In an earlier article here, I argued that Halliburton (HAL) was meaningfully more undervalued than its competitor, Schlumberger (SLB). Since the piece was published, the market partially corrected the value gap as Halliburton appreciated by 7.5%, while Schlumberger depreciated by 1.8%. However, I continue to find that Schlumberger is not the value play that sell-side analysts make it out to be.
From a multiples perspective, Halliburton is the cheapest of its most competitive peers. It trades at a respective 11.4x and 8.2x past and forward earnings. Baker Hughes trades at a respective 12.1x and 8.8x past and forward earnings while Schlumberger trades at a respective 21x and 13.8x past and forward earnings. I believe that much of the reason for Halliburton's discount stems from the Macondo debacle with BP p.l.c (BP), which, in my view, has been overblown by investors - we will get to this in a second.
A review of Halliburton's top-class services is in order. At the the third quarter earnings call, Halliburton's CEO, Dave Lenar, noted how otherwise solid performance in North America was challenged by cost pressures:
Let me talk about North America in a little more detail. Strong activity in the Bakken, Eagle Ford and Permian Basin drove the sequential growth for the quarter, along with the seasonal recovery from the Canadian spring breakup. Sequential incremental operating margin for the third quarter was 32%, which was lower than the elevated level we saw in the second quarter. The second quarter was favorably impacted by the typical spring seasonal rebound, as well as very high level of Gulf of Mexico incrementals. Incremental operating margins in the third quarter were negatively influenced by cost increases for materials, logistics and labor. Incremental margins were also negatively impacted by weather stoppages in the Marcellus due to flooding in Pennsylvania and by water shortages in the Mid-Continent, due to drought restrictions. We anticipate continued inflation on various cost items like labor, freight, chemicals and profits, which we plan to offset through targeted pricing improvements.
As Morningstar has rightfully noted, Halliburton offers industry-leading comprehensive solution that is of greater cost-effectiveness and quality to clients. Management has the deep industry knowledge that will be demanded as oil becomes more scarce. I foresee an oil grab over the next five years that will dramatically be driven by emerging market demand. Regulatory headwinds may help set back this event, but, in my view, it is inevitable. Operating margins are normalizing around 18% abroad, with greater competition and capital expenditures this number is trending towards $3.3B in 2012. Further complexity within the industry from environmental limitations will have the company set to grow at a CAGR of around 14%.

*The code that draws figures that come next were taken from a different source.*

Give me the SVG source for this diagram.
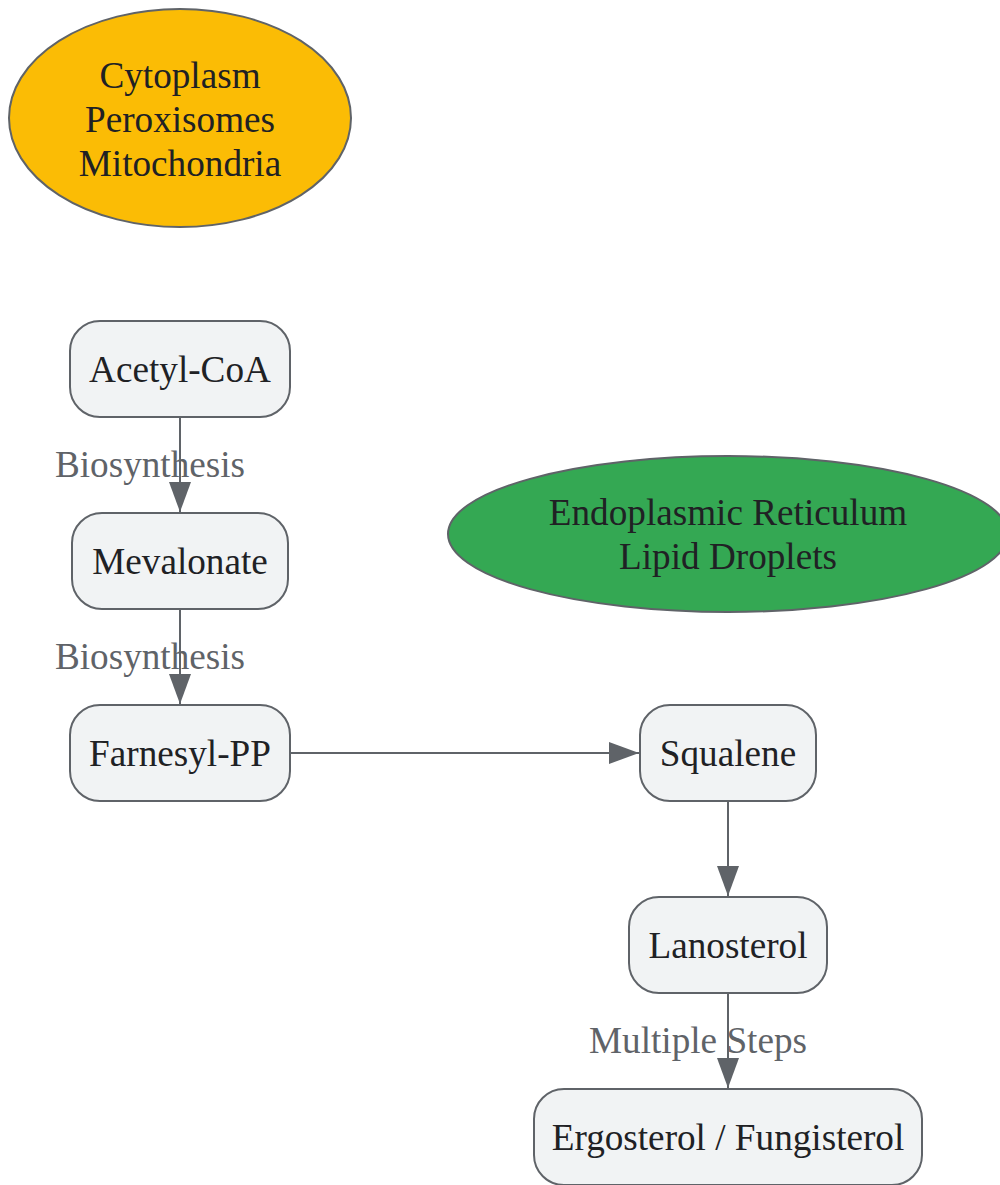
<svg xmlns="http://www.w3.org/2000/svg" width="1000" height="1185" viewBox="0 0 1000 1185">
<defs>
<style>
.node rect{fill:#f1f3f4;stroke:#5f6368;stroke-width:2}
.ell{stroke:#5f6368;stroke-width:2}
text{font-family:"Liberation Serif","Times New Roman",serif;font-size:37.2px;text-anchor:middle}
.nt{fill:#202124}
.lbl{fill:#5f6368}
.edge{stroke:#5f6368;stroke-width:2;fill:none;marker-end:url(#arr)}
</style>
<marker id="arr" viewBox="0 0 30 22" refX="30" refY="11" markerWidth="30" markerHeight="22" markerUnits="userSpaceOnUse" orient="auto">
<path d="M0,0 L30,11 L0,22 Z" fill="#5f6368"/>
</marker>
</defs>
<rect width="1000" height="1185" fill="#ffffff"/>
<g id="cytoplasm">
<ellipse class="ell" cx="180" cy="118" rx="171" ry="109" fill="#fbbc05"/>
<text class="nt" x="180" y="88">Cytoplasm</text>
<text class="nt" x="180" y="132">Peroxisomes</text>
<text class="nt" x="180" y="176">Mitochondria</text>
</g>
<g id="er">
<ellipse class="ell" cx="728" cy="534" rx="280" ry="78" fill="#34a853"/>
<text class="nt" x="728" y="525">Endoplasmic Reticulum</text>
<text class="nt" x="728" y="569">Lipid Droplets</text>
</g>
<g id="labels">
<text class="lbl" x="150" y="477">Biosynthesis</text>
<text class="lbl" x="150" y="669">Biosynthesis</text>
<text class="lbl" x="698" y="1053">Multiple Steps</text>
</g>
<g id="connectors">
<line class="edge" x1="180" y1="417" x2="180" y2="512"/>
<line class="edge" x1="180" y1="609" x2="180" y2="704"/>
<line class="edge" x1="290" y1="753" x2="639" y2="753"/>
<line class="edge" x1="728" y1="801" x2="728" y2="896"/>
<line class="edge" x1="728" y1="993" x2="728" y2="1088"/>
</g>
<g id="acetyl" class="node">
<rect x="70" y="321" width="220" height="96" rx="30"/>
<text class="nt" x="180" y="382">Acetyl-CoA</text>
</g>
<g id="mevalonate" class="node">
<rect x="72" y="513" width="216" height="96" rx="30"/>
<text class="nt" x="180" y="574">Mevalonate</text>
</g>
<g id="farnesyl" class="node">
<rect x="70" y="705" width="220" height="96" rx="30"/>
<text class="nt" x="180" y="766">Farnesyl-PP</text>
</g>
<g id="squalene" class="node">
<rect x="640" y="705" width="176" height="96" rx="30"/>
<text class="nt" x="728" y="766">Squalene</text>
</g>
<g id="lanosterol" class="node">
<rect x="629" y="897" width="198" height="96" rx="30"/>
<text class="nt" x="728" y="958">Lanosterol</text>
</g>
<g id="ergosterol" class="node">
<rect x="534" y="1089" width="388" height="96" rx="30"/>
<text class="nt" x="728" y="1150">Ergosterol / Fungisterol</text>
</g>
</svg>
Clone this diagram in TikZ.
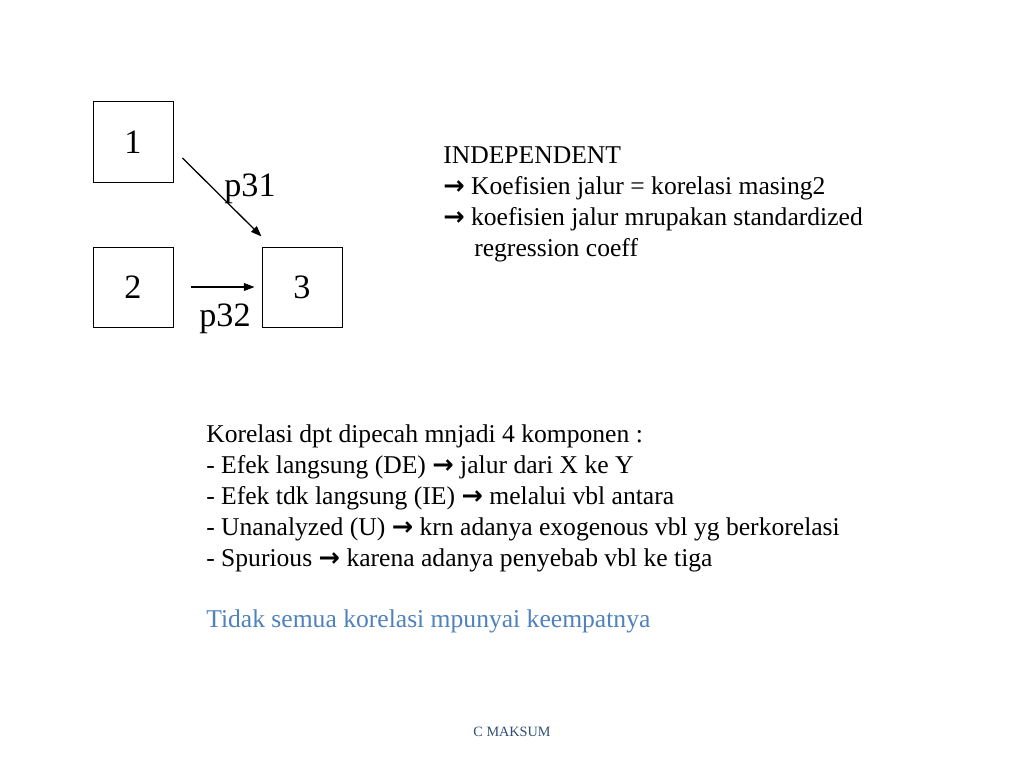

In regards to the Maconodo spill, I see this providing a major opportunity for high risk/reward returns. There are two ways that Halliburton could proceed - both of which I find will be better than what the market irrationally anticipates. First, it could reach a settlement with BP, which is now suing for Halliburton to pay all of the $21B costs related to the spill ($40B is on the side). This is an egregious amount given that Cameron (CAM) settled at $250M - 68% of which is expected to be covered by insurance. A second option is that Halliburton could move forward and hope that its contractual indemnification holds up in court. Whatever action Halliburton chooses to take, the end result will be greater certainty for the market and subsequent multiples expansion.
Consensus estimates for Halliburton's EPS forecast are that it will grow by 62.1% to $3.34 in 2011 and then by 23.7% and 16.5% more in the following two years. Assuming a multiple of 13x and a conservative 2012 EPS of $4.02, the rough intrinsic value of the stock is $52.26, implying 52.3% upside. Even if the multiple were to plummet to 9x and 2012 EPS turns out to be 9.2% below consensus, the stock would barely fall. Accordingly, Halliburton merits its "strong buy" rating on the Street.
Schlumberger, on the other hand, has struggled to perform. During the third quarter, the company had solid progress with growth in North America on land and offshore. Pricing trends and rig count sequentially improved, as deepwater and exploration activity faced better-than-expected underlying demand. With that said, earnings were still a miss and margins may be reaching a peak at this point. The outlook, particularly in Latin America and Asia, has grown markedly worse.
Consensus estimates for Schlumberger's EPS forecast are that it will grow by 27.6% to $3.65 in 2011 and then by 33.7% and 23.4% more in the following two years. Assuming a multiple of 17.5x - a significant premium to Halliburton - and a conservative 2012 EPS of $4.76, the rough intrinsic value of the stock is $83.30, implying 21.8% upside.